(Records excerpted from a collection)
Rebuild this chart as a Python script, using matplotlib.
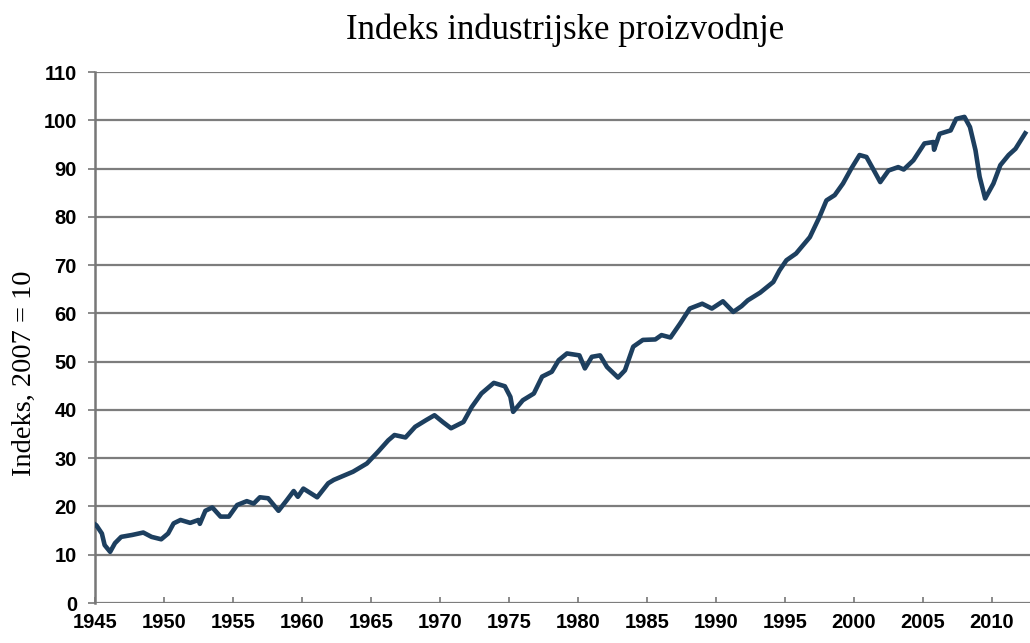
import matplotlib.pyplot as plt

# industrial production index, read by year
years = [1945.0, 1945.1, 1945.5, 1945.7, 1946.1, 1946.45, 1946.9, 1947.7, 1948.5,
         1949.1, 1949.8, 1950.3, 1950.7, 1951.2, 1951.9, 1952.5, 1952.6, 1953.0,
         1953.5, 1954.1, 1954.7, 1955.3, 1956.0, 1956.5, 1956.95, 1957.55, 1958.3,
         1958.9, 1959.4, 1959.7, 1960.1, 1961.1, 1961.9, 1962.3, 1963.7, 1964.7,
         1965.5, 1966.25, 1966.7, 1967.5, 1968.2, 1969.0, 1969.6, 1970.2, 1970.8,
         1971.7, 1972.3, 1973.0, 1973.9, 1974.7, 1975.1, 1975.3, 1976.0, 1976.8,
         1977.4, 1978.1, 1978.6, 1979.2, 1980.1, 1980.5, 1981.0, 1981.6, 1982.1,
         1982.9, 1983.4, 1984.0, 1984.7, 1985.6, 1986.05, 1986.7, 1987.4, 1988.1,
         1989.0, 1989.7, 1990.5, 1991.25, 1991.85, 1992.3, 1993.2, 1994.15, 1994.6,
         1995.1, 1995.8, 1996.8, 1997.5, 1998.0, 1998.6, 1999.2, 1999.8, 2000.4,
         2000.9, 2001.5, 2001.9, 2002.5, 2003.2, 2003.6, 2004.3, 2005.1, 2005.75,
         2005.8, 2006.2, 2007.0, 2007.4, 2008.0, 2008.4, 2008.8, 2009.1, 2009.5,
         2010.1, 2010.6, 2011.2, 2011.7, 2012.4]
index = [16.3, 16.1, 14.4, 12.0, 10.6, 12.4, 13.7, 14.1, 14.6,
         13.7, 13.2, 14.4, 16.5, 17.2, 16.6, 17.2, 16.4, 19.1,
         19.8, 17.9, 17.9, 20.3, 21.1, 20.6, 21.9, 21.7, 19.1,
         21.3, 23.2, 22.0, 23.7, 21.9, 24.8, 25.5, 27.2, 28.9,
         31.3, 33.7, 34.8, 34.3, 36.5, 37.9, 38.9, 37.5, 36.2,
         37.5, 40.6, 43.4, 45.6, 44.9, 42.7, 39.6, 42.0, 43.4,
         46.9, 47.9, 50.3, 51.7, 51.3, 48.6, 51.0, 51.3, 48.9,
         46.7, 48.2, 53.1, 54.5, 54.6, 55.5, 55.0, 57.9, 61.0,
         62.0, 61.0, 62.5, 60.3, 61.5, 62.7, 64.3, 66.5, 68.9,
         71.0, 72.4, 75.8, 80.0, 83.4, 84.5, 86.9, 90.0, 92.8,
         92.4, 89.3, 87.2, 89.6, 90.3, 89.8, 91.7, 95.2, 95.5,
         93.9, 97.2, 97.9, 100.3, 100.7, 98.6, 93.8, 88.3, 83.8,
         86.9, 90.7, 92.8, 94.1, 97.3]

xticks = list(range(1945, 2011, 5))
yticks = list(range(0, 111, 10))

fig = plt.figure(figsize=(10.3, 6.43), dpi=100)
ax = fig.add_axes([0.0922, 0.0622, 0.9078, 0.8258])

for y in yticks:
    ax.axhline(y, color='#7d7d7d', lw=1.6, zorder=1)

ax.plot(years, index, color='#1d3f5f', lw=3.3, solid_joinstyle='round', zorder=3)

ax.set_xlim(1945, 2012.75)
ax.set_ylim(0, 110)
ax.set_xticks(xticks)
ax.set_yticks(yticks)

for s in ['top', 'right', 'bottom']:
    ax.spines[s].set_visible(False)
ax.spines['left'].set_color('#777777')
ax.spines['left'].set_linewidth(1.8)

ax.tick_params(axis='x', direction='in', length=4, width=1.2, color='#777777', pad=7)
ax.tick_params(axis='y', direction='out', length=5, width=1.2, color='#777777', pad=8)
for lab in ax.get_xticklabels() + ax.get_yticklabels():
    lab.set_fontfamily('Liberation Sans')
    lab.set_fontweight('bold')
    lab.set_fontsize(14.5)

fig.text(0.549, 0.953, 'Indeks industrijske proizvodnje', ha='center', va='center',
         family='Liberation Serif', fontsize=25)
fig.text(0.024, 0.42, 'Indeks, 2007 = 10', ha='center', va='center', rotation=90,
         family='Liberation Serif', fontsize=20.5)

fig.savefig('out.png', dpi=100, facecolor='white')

* * *

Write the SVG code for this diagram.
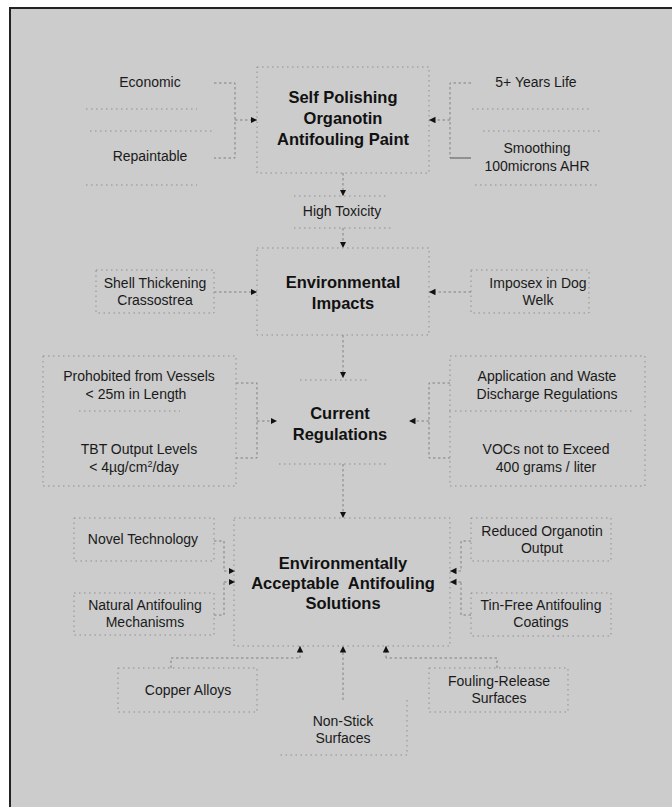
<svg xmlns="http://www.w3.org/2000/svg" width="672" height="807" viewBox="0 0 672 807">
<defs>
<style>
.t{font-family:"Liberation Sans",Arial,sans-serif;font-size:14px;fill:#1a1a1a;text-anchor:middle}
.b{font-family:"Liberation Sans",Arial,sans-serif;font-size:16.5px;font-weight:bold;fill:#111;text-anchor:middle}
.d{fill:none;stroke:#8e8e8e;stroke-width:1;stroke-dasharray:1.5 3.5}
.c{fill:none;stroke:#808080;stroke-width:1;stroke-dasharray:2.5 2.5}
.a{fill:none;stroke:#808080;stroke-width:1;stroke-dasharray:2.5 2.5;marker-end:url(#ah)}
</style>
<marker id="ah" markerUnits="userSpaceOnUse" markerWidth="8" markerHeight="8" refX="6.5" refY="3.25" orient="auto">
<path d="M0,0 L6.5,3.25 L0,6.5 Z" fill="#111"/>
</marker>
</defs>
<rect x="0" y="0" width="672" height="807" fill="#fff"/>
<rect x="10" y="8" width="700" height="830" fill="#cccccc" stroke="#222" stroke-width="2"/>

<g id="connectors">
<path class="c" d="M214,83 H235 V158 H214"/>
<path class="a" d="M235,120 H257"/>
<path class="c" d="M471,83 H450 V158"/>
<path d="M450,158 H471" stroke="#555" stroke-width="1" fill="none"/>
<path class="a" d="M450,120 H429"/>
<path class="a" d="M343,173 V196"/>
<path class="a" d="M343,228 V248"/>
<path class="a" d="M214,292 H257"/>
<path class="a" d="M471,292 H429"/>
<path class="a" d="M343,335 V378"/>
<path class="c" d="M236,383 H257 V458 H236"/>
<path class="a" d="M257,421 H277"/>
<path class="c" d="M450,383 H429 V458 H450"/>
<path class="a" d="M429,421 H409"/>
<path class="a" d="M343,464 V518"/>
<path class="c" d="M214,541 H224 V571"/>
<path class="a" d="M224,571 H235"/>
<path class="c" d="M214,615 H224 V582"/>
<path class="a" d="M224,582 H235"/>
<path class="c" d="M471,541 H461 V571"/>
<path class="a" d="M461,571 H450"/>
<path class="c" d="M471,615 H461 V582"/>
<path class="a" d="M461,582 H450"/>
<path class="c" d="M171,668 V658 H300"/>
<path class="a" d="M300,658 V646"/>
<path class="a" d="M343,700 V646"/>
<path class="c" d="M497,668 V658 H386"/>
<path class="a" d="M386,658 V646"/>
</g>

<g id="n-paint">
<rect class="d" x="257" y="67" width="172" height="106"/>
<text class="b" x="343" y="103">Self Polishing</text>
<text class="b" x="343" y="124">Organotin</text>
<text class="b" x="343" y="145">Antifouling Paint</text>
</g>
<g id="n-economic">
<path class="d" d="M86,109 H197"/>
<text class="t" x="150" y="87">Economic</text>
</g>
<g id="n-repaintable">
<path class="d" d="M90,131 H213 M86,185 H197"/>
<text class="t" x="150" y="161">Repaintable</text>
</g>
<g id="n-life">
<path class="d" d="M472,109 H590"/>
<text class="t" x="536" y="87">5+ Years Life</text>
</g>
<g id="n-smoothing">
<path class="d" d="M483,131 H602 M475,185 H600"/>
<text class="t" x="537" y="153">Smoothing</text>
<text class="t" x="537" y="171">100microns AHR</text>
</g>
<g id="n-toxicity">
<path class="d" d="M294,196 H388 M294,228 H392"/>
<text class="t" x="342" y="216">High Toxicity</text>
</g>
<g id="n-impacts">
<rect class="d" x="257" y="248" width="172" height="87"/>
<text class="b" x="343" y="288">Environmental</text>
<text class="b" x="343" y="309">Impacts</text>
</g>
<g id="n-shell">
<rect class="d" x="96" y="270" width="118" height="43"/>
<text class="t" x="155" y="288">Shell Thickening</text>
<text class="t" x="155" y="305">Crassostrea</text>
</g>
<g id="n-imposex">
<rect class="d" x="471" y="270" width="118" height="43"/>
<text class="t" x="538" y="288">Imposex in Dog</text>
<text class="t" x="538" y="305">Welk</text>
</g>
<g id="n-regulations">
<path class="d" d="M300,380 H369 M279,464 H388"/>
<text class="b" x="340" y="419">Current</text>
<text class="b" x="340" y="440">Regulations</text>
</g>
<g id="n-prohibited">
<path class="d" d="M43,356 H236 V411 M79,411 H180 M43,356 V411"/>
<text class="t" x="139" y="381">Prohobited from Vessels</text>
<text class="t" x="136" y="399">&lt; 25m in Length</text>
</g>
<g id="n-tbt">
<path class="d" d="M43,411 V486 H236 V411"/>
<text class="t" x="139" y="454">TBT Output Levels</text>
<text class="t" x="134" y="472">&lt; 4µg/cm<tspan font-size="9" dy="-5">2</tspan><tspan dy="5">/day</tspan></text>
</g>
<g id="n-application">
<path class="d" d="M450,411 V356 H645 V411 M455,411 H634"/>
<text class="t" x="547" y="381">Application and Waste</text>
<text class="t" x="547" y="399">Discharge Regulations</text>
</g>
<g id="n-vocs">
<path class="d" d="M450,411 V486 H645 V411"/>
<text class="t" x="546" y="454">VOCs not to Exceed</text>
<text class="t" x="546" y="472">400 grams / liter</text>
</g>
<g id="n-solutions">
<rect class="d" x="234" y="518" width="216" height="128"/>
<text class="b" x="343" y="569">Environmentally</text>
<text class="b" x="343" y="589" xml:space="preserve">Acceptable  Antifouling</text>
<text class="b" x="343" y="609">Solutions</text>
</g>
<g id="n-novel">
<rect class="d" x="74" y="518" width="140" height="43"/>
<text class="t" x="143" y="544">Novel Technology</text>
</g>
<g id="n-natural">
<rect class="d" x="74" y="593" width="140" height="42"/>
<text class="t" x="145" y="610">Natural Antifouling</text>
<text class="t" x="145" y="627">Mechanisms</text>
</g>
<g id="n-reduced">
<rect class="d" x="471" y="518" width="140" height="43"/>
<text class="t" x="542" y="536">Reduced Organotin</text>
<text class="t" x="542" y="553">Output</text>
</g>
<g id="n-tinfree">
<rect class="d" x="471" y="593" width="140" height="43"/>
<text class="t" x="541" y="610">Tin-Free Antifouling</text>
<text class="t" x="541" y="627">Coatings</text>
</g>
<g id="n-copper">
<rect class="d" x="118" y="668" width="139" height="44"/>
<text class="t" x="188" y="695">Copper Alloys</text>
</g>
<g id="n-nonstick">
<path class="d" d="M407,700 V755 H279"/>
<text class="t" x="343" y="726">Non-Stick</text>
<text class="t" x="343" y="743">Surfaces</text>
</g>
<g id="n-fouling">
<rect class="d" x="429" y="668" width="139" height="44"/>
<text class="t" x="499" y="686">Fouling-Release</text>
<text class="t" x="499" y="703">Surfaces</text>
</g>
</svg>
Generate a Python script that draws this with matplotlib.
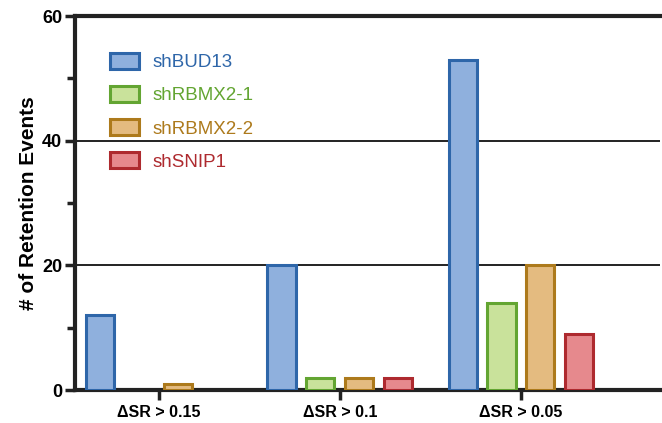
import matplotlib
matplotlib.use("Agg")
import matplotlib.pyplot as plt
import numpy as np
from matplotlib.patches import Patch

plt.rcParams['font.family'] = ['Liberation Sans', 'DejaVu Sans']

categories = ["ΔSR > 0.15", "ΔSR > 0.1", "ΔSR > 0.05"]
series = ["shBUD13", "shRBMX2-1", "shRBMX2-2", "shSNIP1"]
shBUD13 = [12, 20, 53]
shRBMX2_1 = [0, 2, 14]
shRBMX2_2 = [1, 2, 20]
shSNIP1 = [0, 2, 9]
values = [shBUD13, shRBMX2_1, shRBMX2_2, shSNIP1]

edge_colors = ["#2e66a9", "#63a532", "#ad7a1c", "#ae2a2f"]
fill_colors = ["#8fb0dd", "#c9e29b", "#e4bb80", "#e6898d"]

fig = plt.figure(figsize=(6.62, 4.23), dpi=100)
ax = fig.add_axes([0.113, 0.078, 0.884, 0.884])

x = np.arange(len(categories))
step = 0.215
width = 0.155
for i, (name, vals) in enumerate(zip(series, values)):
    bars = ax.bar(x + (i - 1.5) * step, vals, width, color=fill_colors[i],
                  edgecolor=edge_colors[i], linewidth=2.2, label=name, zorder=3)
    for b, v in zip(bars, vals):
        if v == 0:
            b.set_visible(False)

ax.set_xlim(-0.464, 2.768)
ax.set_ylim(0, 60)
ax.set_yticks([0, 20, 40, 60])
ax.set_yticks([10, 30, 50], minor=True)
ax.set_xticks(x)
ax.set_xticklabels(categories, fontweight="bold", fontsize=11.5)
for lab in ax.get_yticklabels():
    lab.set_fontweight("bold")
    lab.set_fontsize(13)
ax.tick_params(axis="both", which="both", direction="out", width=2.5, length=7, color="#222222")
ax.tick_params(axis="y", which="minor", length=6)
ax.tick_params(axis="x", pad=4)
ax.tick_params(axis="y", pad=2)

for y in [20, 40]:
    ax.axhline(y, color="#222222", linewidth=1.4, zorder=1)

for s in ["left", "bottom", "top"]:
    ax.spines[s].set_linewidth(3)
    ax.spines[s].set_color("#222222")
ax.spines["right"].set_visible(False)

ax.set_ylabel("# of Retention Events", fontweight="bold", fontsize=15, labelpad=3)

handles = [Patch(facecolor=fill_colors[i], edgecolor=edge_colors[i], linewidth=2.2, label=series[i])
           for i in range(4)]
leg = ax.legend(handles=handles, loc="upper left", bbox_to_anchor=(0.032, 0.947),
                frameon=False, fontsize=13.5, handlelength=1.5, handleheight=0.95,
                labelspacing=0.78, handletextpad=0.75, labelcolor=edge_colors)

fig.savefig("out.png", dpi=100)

---

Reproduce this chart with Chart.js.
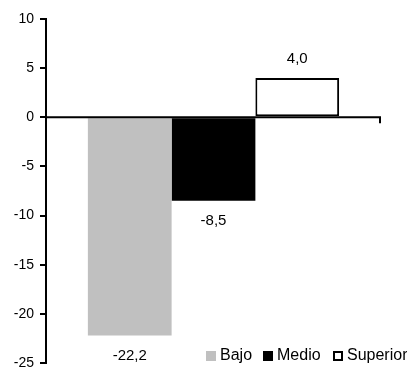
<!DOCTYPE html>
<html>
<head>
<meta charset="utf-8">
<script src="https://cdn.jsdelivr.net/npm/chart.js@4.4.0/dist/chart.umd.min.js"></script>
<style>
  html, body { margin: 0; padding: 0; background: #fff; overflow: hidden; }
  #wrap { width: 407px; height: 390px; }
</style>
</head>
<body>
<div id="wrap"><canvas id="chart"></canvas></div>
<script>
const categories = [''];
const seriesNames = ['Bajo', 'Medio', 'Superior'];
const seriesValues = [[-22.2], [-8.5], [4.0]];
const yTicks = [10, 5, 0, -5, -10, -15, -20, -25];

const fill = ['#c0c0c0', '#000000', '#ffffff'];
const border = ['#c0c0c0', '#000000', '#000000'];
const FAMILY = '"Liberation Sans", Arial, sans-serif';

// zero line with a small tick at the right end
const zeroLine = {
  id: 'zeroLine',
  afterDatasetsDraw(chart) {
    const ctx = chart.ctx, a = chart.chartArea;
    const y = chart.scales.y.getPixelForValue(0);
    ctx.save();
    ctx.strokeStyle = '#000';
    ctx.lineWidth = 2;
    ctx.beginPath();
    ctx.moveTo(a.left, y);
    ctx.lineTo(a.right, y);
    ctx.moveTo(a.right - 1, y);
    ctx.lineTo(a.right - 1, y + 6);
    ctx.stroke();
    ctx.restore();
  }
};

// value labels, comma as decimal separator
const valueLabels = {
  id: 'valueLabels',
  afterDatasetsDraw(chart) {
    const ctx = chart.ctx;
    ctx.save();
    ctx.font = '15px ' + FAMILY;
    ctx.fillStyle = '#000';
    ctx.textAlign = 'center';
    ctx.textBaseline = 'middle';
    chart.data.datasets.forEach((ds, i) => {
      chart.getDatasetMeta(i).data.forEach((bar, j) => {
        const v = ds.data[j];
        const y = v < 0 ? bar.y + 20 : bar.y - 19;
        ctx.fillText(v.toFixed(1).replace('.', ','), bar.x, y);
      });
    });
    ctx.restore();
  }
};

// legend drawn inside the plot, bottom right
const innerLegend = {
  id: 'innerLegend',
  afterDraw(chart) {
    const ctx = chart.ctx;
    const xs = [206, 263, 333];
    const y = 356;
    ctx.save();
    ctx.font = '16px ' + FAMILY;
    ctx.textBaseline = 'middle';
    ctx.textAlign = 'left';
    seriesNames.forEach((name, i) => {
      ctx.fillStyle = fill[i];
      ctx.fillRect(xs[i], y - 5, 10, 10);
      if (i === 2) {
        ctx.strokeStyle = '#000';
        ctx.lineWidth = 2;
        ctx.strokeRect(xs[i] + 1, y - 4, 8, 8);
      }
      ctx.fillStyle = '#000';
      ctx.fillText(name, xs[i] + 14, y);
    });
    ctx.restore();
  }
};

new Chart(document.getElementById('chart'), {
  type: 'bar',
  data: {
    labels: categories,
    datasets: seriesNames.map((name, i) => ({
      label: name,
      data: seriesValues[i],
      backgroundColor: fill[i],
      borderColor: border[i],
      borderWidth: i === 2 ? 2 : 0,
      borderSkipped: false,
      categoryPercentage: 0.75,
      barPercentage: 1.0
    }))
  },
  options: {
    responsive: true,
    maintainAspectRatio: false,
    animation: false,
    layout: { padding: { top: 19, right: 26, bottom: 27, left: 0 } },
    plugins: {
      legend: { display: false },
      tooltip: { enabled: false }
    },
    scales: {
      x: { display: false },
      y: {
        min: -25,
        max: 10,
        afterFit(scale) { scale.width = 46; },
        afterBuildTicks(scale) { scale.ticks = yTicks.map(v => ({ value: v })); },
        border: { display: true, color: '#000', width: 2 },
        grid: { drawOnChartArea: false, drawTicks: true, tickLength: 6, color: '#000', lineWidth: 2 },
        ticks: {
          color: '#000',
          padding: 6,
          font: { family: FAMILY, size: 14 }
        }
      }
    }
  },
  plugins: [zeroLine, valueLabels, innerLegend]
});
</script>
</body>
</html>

• **Directions**: Search the data above for the string "script" and return every line that has it.

• **In response**:
Rebuild this chart as a Python script, using matplotlib.
Generate a Python script that draws this with matplotlib.
<script src="https://cdn.jsdelivr.net/npm/chart.js@4.4.0/dist/chart.umd.min.js"></script>
<script>
</script>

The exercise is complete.